Dans l’exercice du pouvoir, singulièrement en Afrique, il est une réalité quasi implacable. Un coup d’Etat est rarement anodin. Il est assez souvent la conséquence d’une gouvernance pas à la hauteur des attentes. Une gouvernance médiocre, a beau s’habiller du manteau de la bonne volonté, fini toujours par sombrer dans les abysses de l’histoire. Tel a été le cas de celle d’IBK, qui est devenu en l’espace de quelques années seulement, l’antonyme du mot héros.
Par principe républicain et démocratique, l’on ne peut encourager et applaudir l’accomplissement d’un putsch, aussi justifié soit-il. Mais comment en aurait-il pu être autrement, tant au niveau de la gouvernance, les attentes ont été déçues. Tout ou presque était pilotage à vue, saupoudrage, amateurisme. Bref, rien qui pourrait croire qu’enfin, les leçons de la gravissime crise de 2012 ont été tirées. Pire encore, les tares de la gouvernance des régimes précédents ont repris vie, sous une forme encore plus hideuse. Résultat, IBK perdit de son aura, et Koulouba avec. Les Maliens en étaient tellement déçus qu’une partie non négligeable d’entre eux demandèrent purement et simplement la démission du président de la République alors qu’il était en plein mandat.
Dès lors, tous les ingrédients d’un autre coup d’Etat étaient réunis, huit ans seulement après le dernier. Et ce qui devait arriver, arriva. Le pays vécu son quatrième putsch, et encore une fois, l’incertitude plane. Cependant, pour une rapide et souhaitable retour à la normale, une transition devra être mise sur place au plus vite. Elle devra être bien ficelée, tout aussi que le putsch du 18 aout 2020 qui n’a rien à voir avec celui du 22 mars 2012.Mais, il faut aussi dire que la facilité de ce putsch est aussi due à la faiblesse de l’Etat.
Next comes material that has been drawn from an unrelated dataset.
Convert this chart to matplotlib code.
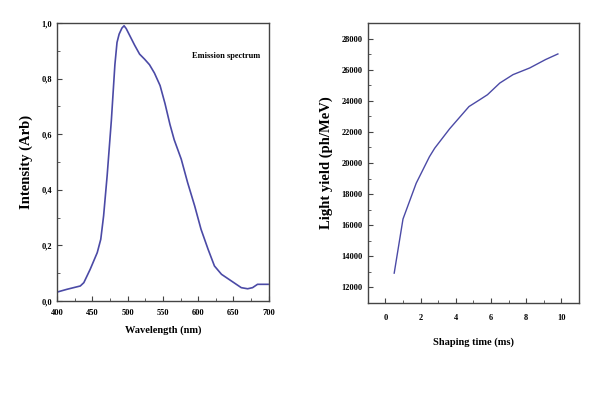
import matplotlib
matplotlib.use("Agg")
import matplotlib.pyplot as plt
from matplotlib import ticker

plt.rcParams["font.family"] = ["Liberation Serif", "DejaVu Serif"]
plt.rcParams["font.weight"] = "bold"

# emission spectrum
wavelength = [400, 414, 433, 438, 447, 457, 462, 466, 471, 477, 482, 485, 488,
              492, 495, 498, 503, 510, 517, 524, 531, 538, 546, 553, 560, 566,
              576, 585, 595, 604, 614, 623, 633, 647, 661, 670, 677, 684, 699]
intensity = [0.032, 0.042, 0.054, 0.066, 0.114, 0.174, 0.222, 0.306, 0.45,
             0.65, 0.85, 0.93, 0.96, 0.982, 0.99, 0.98, 0.955, 0.92, 0.888,
             0.87, 0.85, 0.82, 0.775, 0.71, 0.635, 0.58, 0.51, 0.426, 0.342,
             0.258, 0.186, 0.126, 0.096, 0.072, 0.048, 0.044, 0.048, 0.06, 0.06]

# light yield vs shaping time
shaping = [0.5, 1.0, 1.75, 2.5, 2.8, 3.65, 4.75, 5.35, 5.8, 6.5, 7.25, 8.2,
           9.1, 9.8]
light_yield = [12920, 16400, 18700, 20400, 20950, 22200, 23630, 24060, 24390,
               25140, 25680, 26110, 26650, 27010]

line_color = "#4b4aa6"
spine_color = "#444444"

fig = plt.figure(figsize=(6, 4), dpi=100)
ax1 = fig.add_axes([0.095, 0.2475, 0.353, 0.695])
ax2 = fig.add_axes([0.613, 0.2425, 0.352, 0.70])

ax1.plot(wavelength, intensity, color=line_color, lw=1.2)
ax1.set_xlim(400, 700)
ax1.set_ylim(0, 1.0)
ax1.xaxis.set_major_locator(ticker.MultipleLocator(50))
ax1.xaxis.set_minor_locator(ticker.MultipleLocator(25))
ax1.yaxis.set_major_locator(ticker.MultipleLocator(0.2))
ax1.yaxis.set_minor_locator(ticker.MultipleLocator(0.1))
ax1.yaxis.set_major_formatter(
    ticker.FuncFormatter(lambda v, p: f"{v:.1f}".replace(".", ",")))
ax1.set_xlabel("Wavelength (nm)", fontsize=7.5, fontweight="bold", labelpad=6)
ax1.set_ylabel("Intensity (Arb)", fontsize=10.5, fontweight="bold", labelpad=6)
ax1.text(0.96, 0.88, "Emission spectrum", transform=ax1.transAxes,
         ha="right", va="center", fontsize=6, fontweight="bold")

ax2.plot(shaping, light_yield, color=line_color, lw=1.0)
ax2.set_xlim(-1, 11)
ax2.set_ylim(11000, 29000)
ax2.xaxis.set_major_locator(ticker.MultipleLocator(2))
ax2.xaxis.set_minor_locator(ticker.MultipleLocator(1))
ax2.yaxis.set_major_locator(ticker.MultipleLocator(2000))
ax2.yaxis.set_minor_locator(ticker.MultipleLocator(1000))
ax2.set_xlabel("Shaping time (ms)", fontsize=7.5, fontweight="bold", labelpad=11)
ax2.set_ylabel("Light yield (ph/MeV)", fontsize=10.5, fontweight="bold", labelpad=6)

for ax in (ax1, ax2):
    for s in ax.spines.values():
        s.set_color(spine_color)
        s.set_linewidth(1.0)
    ax.tick_params(which="both", direction="in", color=spine_color,
                   labelsize=6, top=False, right=False)
    ax.tick_params(which="major", length=3.5, width=0.8)
    ax.tick_params(which="minor", length=2, width=0.6)
ax1.tick_params(axis="x", which="major", pad=6)
ax2.tick_params(axis="x", which="major", pad=8)

fig.savefig("out.png", dpi=100)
L’on peut qualifier le coup d’Etat du 18 aout de consensuel dans le bon sens du terme car pratiquement tous les corps y sont impliqués. Il se murmurait même que dans le cercle sécuritaire restreint du désormais ex président, certains ont joué le jeu afin que le coup de force se fasse avec le moins de violences possibles. Normal pour un coup d’Etat survenu sans effusion de sang ?
Début d’un printemps ouest-africain ?
Certains voient en la démission forcée d’IBK et de son régime, le début d’un vent de révolte ouest-africain pour, grosso modo, les mêmes motifs. Une chose est sûre, les chefs d’Etats des pays où cela est susceptible de se passer devront grandement tirer les leçons du cas malien. Car coup d’Etat ou pas, des heurts violents entre manifestants et forces de l’ordre ne sont jamais une bonne chose pour un régime qui compte se maintenir. En Côte d’ivoire, des élections sont prévues en octobre, et le président sortant, Alassane Dramane Ouattara compte se présenter après le décès de son dauphin, Amadou Gon Coulibaly. Son annonce avait été suivie par de violentes manifestations ayant occasionnés deux morts à Abidjan. En Guinée, Alpha Condé, après avoir accompli deux mandats à la tête du pays, veut lui aussi se représenter alors qu’une bonne partie de la rue semble hostile à son maintien au pouvoir. L’élection présidentielle est également prévue en octobre.
Ces chefs d’Etats ne devraient-ils pas choisir la voie de la sagesse et quitter le fauteuil pour le salut de leur nation ? Car, très certainement, d’autres fils de leur pays sont bien à même diriger le pouvoir. A titre de rappel, le président Ouattara a 78 ans et le président Condé 82 ans. Tous deux dans des pays extrêmement jeune. En Côte d’Ivoire, plus de 77 % de la population a moins de 35 ans. Et en Guinée, 85% ont moins de 45 ans et la moitié moins de 15 ans.